Gold rose towards a 5-month high in Dollars on Friday as the long May Bank Holiday weekend drew near in London, adding 1.4% from last week's finish.
A rally in Asian stock markets faded in Europe, but the Euro jumping back above $1.33 on rumors of a weekend deal for an Athens bail-out.
Gold priced in Euros traded towards a record weekly finish around €28,400 per kilo, some 1.3% below Wednesday's intra-day peak.
US investors wanting to Buy Gold today saw it move towards the second-best weekly finish ever, rising above $1175 an ounce.
Silver Prices jumped within 20¢ of their 2010 highs, rising 2.0% from last Friday's close to $18.74 an ounce.
"Events in Europe have refocused investors' attention on the value of gold as a hedge versus currency debasement," notes the Natixis bank research team led by Patrick Artus in Paris, "with the Gold Price denominated in Euros rising to new highs this week as the Greek debt crisis intensified."
But noting the recent interest-rate hikes by China, India and Brazil, however, "If the negative cost of carry on leveraged gold positions was to rise, so the gold market contango would be expected to steepen," says Artus, "to the detriment of spot prices."
On the contrary, says Walter de Wet at Standard Bank in London, Gold is enjoying "a safe haven premium."
"Unlike crude oil," de Wet writes, "gold has been consistently trading at higher levels for the same Euro/Dollar exchange rate since 2007." This means "there are other factors inflating the Gold Price" besides the US currency, in which both oil and gold are usually priced for convenience.
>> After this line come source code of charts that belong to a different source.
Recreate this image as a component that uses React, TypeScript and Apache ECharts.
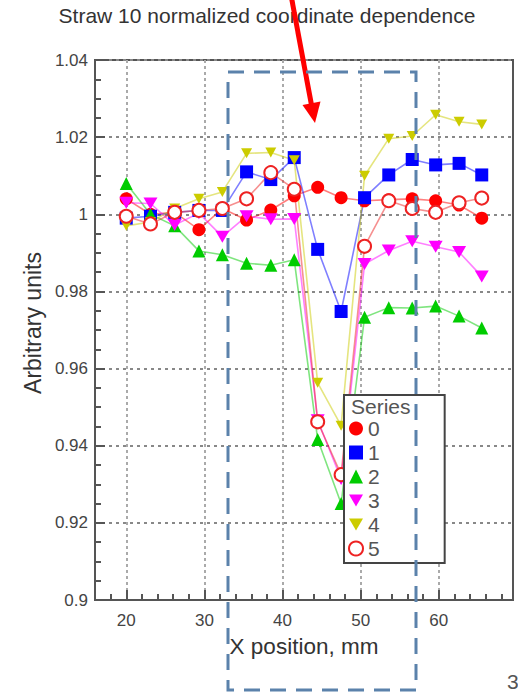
import React, { useEffect, useRef } from 'react';
import * as echarts from 'echarts';

const FONT = '"Liberation Sans", Arial, sans-serif';

const xPositions = [20, 23.1, 26.2, 29.3, 32.3, 35.4, 38.5, 41.5, 44.5, 47.5, 50.5, 53.6, 56.6, 59.6, 62.6, 65.5];
const series0 = [1.004, 1.0, 1.0005, 0.996, 1.0015, 0.9985, 1.0011, 1.0048, 1.007, 1.0043, 1.0035, 1.0038, 1.004, 1.0035, 1.0024, 0.999];
const series1 = [0.999, 0.9995, 1.0005, 1.001, 1.001, 1.011, 1.009, 1.0147, 0.9909, 0.9748, 1.0043, 1.0102, 1.0142, 1.0128, 1.0132, 1.0102];
const series2 = [1.008, 1.0, 0.997, 0.9905, 0.9895, 0.9873, 0.9868, 0.9882, 0.9416, 0.925, 0.9733, 0.9758, 0.9757, 0.9762, 0.9736, 0.9705];
const series3 = [1.003, 1.0028, 0.9972, 1.0003, 0.9942, 0.9995, 0.9987, 0.9988, 0.9466, 0.9314, 0.9871, 0.9906, 0.993, 0.9916, 0.9902, 0.9839];
const series4 = [0.997, 0.998, 1.0015, 1.004, 1.0058, 1.0158, 1.016, 1.014, 0.9563, 0.9452, 1.01, 1.0196, 1.0203, 1.0258, 1.024, 1.0233];
const series5 = [0.9995, 0.9975, 1.0005, 1.001, 1.0015, 1.004, 1.0108, 1.0065, 0.9462, 0.9325, 0.9917, 1.0035, 1.0015, 1.0005, 1.003, 1.0042];

const seriesNames = ['0', '1', '2', '3', '4', '5'];
const majorXTicks = [20, 30, 40, 50, 60];

const DOWN_TRI = 'path://M0,0L10,0L5,8.66Z';

export default function App() {
  const ref = useRef<HTMLDivElement>(null);
  useEffect(() => {
    if (!ref.current) return;
    const chart = echarts.init(ref.current, undefined, { renderer: 'svg' });
    const pair = (vals: number[]) => vals.map((v, i) => [xPositions[i], v]);
    const lineBase = (color: string) => ({ width: 1.6, color, opacity: 0.5 });

    const option: any = {
      animation: false,
      backgroundColor: '#fff',
      title: {
        text: 'Straw 10 normalized coordinate dependence',
        left: 267,
        textAlign: 'center',
        top: 5,
        padding: 0,
        textStyle: { fontFamily: FONT, fontSize: 21, fontWeight: 'normal', color: '#333' },
      },
      grid: {
        left: 95, right: 5, top: 60, bottom: 93,
        show: true, borderColor: '#555', borderWidth: 2, backgroundColor: 'transparent',
      },
      xAxis: [
        {
          type: 'value', min: 16, max: 69.5, position: 'bottom',
          name: 'X position, mm', nameLocation: 'middle', nameGap: 35,
          nameTextStyle: { fontFamily: FONT, fontSize: 22.5, color: '#333' },
          axisLine: { show: true, onZero: false, lineStyle: { color: '#555', width: 2 } },
          axisTick: { show: true, inside: true, length: 10, customValues: majorXTicks, lineStyle: { color: '#555', width: 2 } },
          axisLabel: { customValues: majorXTicks, margin: 12, fontFamily: FONT, fontSize: 17, color: '#444' },
          splitLine: { show: true, lineStyle: { color: '#aaa', type: [3, 3], width: 2 } },
        },
        {
          type: 'value', min: 16, max: 69.5, interval: 2, position: 'bottom',
          axisLine: { show: false },
          axisTick: { show: true, inside: true, length: 6, lineStyle: { color: '#555', width: 2 } },
          axisLabel: { show: false },
          splitLine: { show: false },
        },
      ],
      yAxis: {
        type: 'value', min: 0.9, max: 1.04, interval: 0.02,
        axisLine: { show: true, onZero: false, lineStyle: { color: '#555', width: 2 } },
        axisTick: { show: true, inside: true, length: 10, lineStyle: { color: '#555', width: 2 } },
        minorTick: { show: true, splitNumber: 4, length: 6, lineStyle: { color: '#555', width: 2 } },
        axisLabel: { margin: 7, fontFamily: FONT, fontSize: 17, color: '#444' },
        splitLine: { show: true, lineStyle: { color: '#888', type: [3, 4], width: 2 } },
      },
      legend: {
        orient: 'vertical', left: 344, top: 395,
        padding: [23, 65, 4, 4],
        itemWidth: 14, itemHeight: 14, itemGap: 3,
        borderColor: '#444', borderWidth: 2, backgroundColor: '#fff',
        textStyle: { fontFamily: FONT, fontSize: 21, color: '#555' },
        data: [
          { name: '0', icon: 'circle' },
          { name: '1', icon: 'rect' },
          { name: '2', icon: 'triangle' },
          { name: '3', icon: DOWN_TRI },
          { name: '4', icon: DOWN_TRI },
          { name: '5', icon: 'emptyCircle' },
        ],
      },
      series: [
        { name: seriesNames[0], type: 'line', data: pair(series0), symbol: 'circle', symbolSize: 13,
          itemStyle: { color: '#ff0000' }, lineStyle: lineBase('#ff0000') },
        { name: seriesNames[1], type: 'line', data: pair(series1), symbol: 'rect', symbolSize: 13,
          itemStyle: { color: '#0000ff' }, lineStyle: lineBase('#0000ff') },
        { name: seriesNames[2], type: 'line', data: pair(series2), symbol: 'triangle', symbolSize: 13,
          itemStyle: { color: '#00cc00' }, lineStyle: lineBase('#00cc00') },
        { name: seriesNames[3], type: 'line', data: pair(series3), symbol: DOWN_TRI, symbolSize: [14, 12],
          itemStyle: { color: '#ff00ff' }, lineStyle: lineBase('#ff00ff') },
        { name: seriesNames[4], type: 'line', data: pair(series4), symbol: DOWN_TRI, symbolSize: [11, 10],
          itemStyle: { color: '#cccc00' }, lineStyle: lineBase('#cccc00') },
        { name: seriesNames[5], type: 'line', data: pair(series5), symbol: 'emptyCircle', symbolSize: 13,
          itemStyle: { color: '#ee2222', borderColor: '#ee2222', borderWidth: 1.5 }, lineStyle: lineBase('#ee2222') },
      ],
      graphic: [
        { type: 'text', z: 100, x: 33, y: 323, rotation: Math.PI / 2,
          style: { text: 'Arbitrary units', fontFamily: FONT, fontSize: 23, fill: '#333', verticalAlign: 'middle', textAlign: 'center' } },
        { type: 'text', z: 100, x: 351, y: 406,
          style: { text: 'Series', fontFamily: FONT, fontSize: 21, fill: '#555', verticalAlign: 'middle', textAlign: 'left' } },
        { type: 'line', z: 100, shape: { x1: 291, y1: -5, x2: 311.5, y2: 105 },
          style: { stroke: '#ff0000', lineWidth: 5 } },
        { type: 'polygon', z: 100, shape: { points: [[315, 123], [320.5, 101.5], [302.5, 105]] },
          style: { fill: '#ff0000' } },
        { type: 'rect', z: 101, shape: { x: 228, y: 72, width: 188, height: 618 },
          style: { fill: 'none', stroke: '#5b82ab', lineWidth: 3, lineDash: [16, 10] } },
        { type: 'text', z: 100, x: 507, y: 681,
          style: { text: '3', fontFamily: FONT, fontSize: 21, fill: '#555', verticalAlign: 'middle' } },
      ],
    };
    chart.setOption(option);
    return () => chart.dispose();
  }, []);
  return <div ref={ref} style={{ position: 'fixed', left: 0, top: 0, width: 518, height: 693 }} />;
}
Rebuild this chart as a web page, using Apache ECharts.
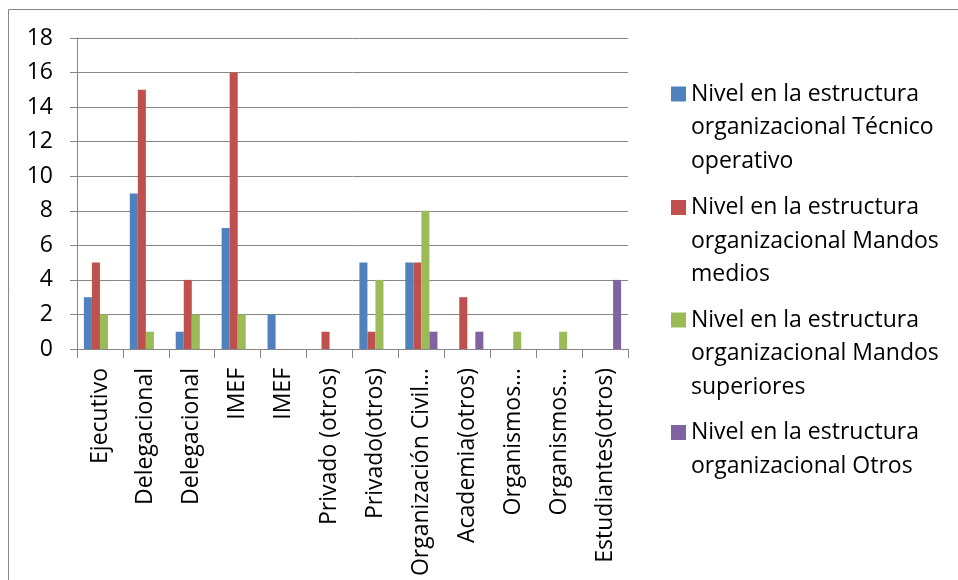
<!DOCTYPE html>
<html>
<head>
<meta charset="utf-8">
<script src="https://cdn.jsdelivr.net/npm/echarts@6/dist/echarts.min.js"></script>
<style>
  html, body { margin: 0; padding: 0; background: #fff; }
  #chart { width: 958px; height: 580px; }
</style>
</head>
<body>
<div id="chart"></div>
<script>
const categories = [
  'Ejecutivo', 'Delegacional', 'Delegacional', 'IMEF', 'IMEF',
  'Privado (otros)', 'Privado(otros)', 'Organización Civil…', 'Academia(otros)',
  'Organismos…', 'Organismos…', 'Estudiantes(otros)'
];
const seriesNames = [
  'Nivel en la estructura organizacional Técnico operativo',
  'Nivel en la estructura organizacional Mandos medios',
  'Nivel en la estructura organizacional Mandos superiores',
  'Nivel en la estructura organizacional Otros'
];
const legendLines = [
  ['Nivel en la estructura', 'organizacional Técnico', 'operativo'],
  ['Nivel en la estructura', 'organizacional Mandos', 'medios'],
  ['Nivel en la estructura', 'organizacional Mandos', 'superiores'],
  ['Nivel en la estructura', 'organizacional Otros']
];
const tecnicoOperativo = [3, 9, 1, 7, 2, 0, 5, 5, 0, 0, 0, 0];
const mandosMedios     = [5, 15, 4, 16, 0, 1, 1, 5, 3, 0, 0, 0];
const mandosSuperiores = [2, 1, 2, 2, 0, 0, 4, 8, 0, 1, 1, 0];
const otros            = [0, 0, 0, 0, 0, 0, 0, 1, 1, 0, 0, 4];
const seriesValues = [tecnicoOperativo, mandosMedios, mandosSuperiores, otros];
const colors = ['#4F81BD', '#C0504D', '#9BBB59', '#8064A2'];

const FONT = 'Open Sans';
const FS = 23;
const LH = 33.5;
const AXIS = '#868686';
const firstLineCenters = [94, 207.5, 320, 432.5];

const legends = seriesNames.map((name, i) => {
  const n = legendLines[i].length;
  return {
    orient: 'vertical',
    left: 671,
    top: firstLineCenters[i] - LH / 2 - (n - 1) * LH,
    padding: 0,
    itemWidth: 15,
    itemHeight: 15,
    itemGap: 5,
    icon: 'rect',
    data: [name],
    formatter: () => '\n'.repeat(n - 1) + legendLines[i].join('\n'),
    textStyle: {
      fontFamily: FONT,
      fontSize: FS,
      lineHeight: LH,
      color: '#000'
    }
  };
});

const chart = echarts.init(document.getElementById('chart'), null, { renderer: 'canvas' });
chart.setOption({
  animation: false,
  color: colors,
  textStyle: { fontFamily: FONT },
  graphic: [{
    type: 'rect',
    shape: { x: 8.5, y: 9.5, width: 1200, height: 1200 },
    style: { fill: 'none', stroke: AXIS, lineWidth: 1 },
    silent: true
  }],
  grid: { left: 77, top: 38, width: 551, height: 311 },
  legend: legends,
  xAxis: {
    type: 'category',
    data: categories,
    axisLine: { show: true, lineStyle: { color: AXIS, width: 1 } },
    axisTick: { show: true, length: 9, lineStyle: { color: AXIS } },
    axisLabel: {
      rotate: 90,
      interval: 0,
      margin: 19,
      color: '#000',
      fontFamily: FONT,
      fontSize: FS
    },
    splitLine: { show: false }
  },
  yAxis: {
    type: 'value',
    min: 0,
    max: 18,
    interval: 2,
    axisLine: { show: true, lineStyle: { color: AXIS, width: 1 } },
    axisTick: { show: true, length: 7, lineStyle: { color: AXIS } },
    axisLabel: { margin: 24, color: '#000', fontFamily: FONT, fontSize: FS },
    splitLine: { show: true, lineStyle: { color: AXIS, width: 1 } }
  },
  series: seriesNames.map((name, i) => ({
    name: name,
    type: 'bar',
    data: seriesValues[i],
    barGap: '0%',
    barCategoryGap: '30%',
    itemStyle: { color: colors[i] }
  }))
});
</script>
</body>
</html>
"These factors, we believe, are predominantly credit risk...global liquidity and ease of storage. We expect credit risk to remain elevated for most of 2010. We also expect liquidity to continue to grow this year.
"Therefore we expect support for Gold to remain largely in place."
US crude oil contracts today rose above $86 per barrel, more than 40% below their record peak of mid-2008.
Dollar Gold Prices traded within 4.5% of Dec. 2009's top.
New data released today in Tokyo meantime showed Japanese consumer prices falling further in March, the 13th consecutive month of deflation.
Spanish unemployment rose above 20% for the first time in more than 10 years.
US economic growth for Jan. to March was pegged by the BEA at 3.2% annualized, recovering one-third of 2009's full-year drop in Dollar terms.
Disposable personal incomes were flat. Personal consumption rose 3.6%.
Swiss shareholders meeting in Zurich blocked Credit Suisse's proposed pay and bonus packages. European regulators said they are bringing "high-frequency trading" by investment banks into their review of the Market Abuse Directive.
The US Justice Department said it's begun a criminal investigation into Goldman Sachs' mortgage-bond derivatives deals.
"You have a lot of investors who are still very bullish on gold but they're a little hesitant to buy at what really are elevated prices," says Jeffrey Christian, head of New York's CPM Group consultancy, speaking on Thursday to South Africa's MineWeb.
"On the other side of the table you have a lot of investors who had been driven by shorter-term economic factors – recession, a credit freeze, the stock market...
"Now we're coming out of that...there is reduced need for Gold as an asset, as a portfolio hedge in the minds of those people who have been investing on a shorter-term basis."
Greek politicians on Thursday agreed new "austerity" measures to try and cut the government's budget deficit by 10 percentage points of GDP by end-2011.
"There isn't much room for maneuver. This is about saving the country from collapse," the FT quotes Andreas Loverdos, Athens' social affairs minister.
So far, of the 3-year package of aid now set at €120 billion, Cyprus has approved €60m, Belgium has drafted a law to lend €1bn, and German politicians are set to discuss an $8.4bn contribution next week.
There is no word as yet from France, Italy or Spain on their commitment to the proposed bail-out.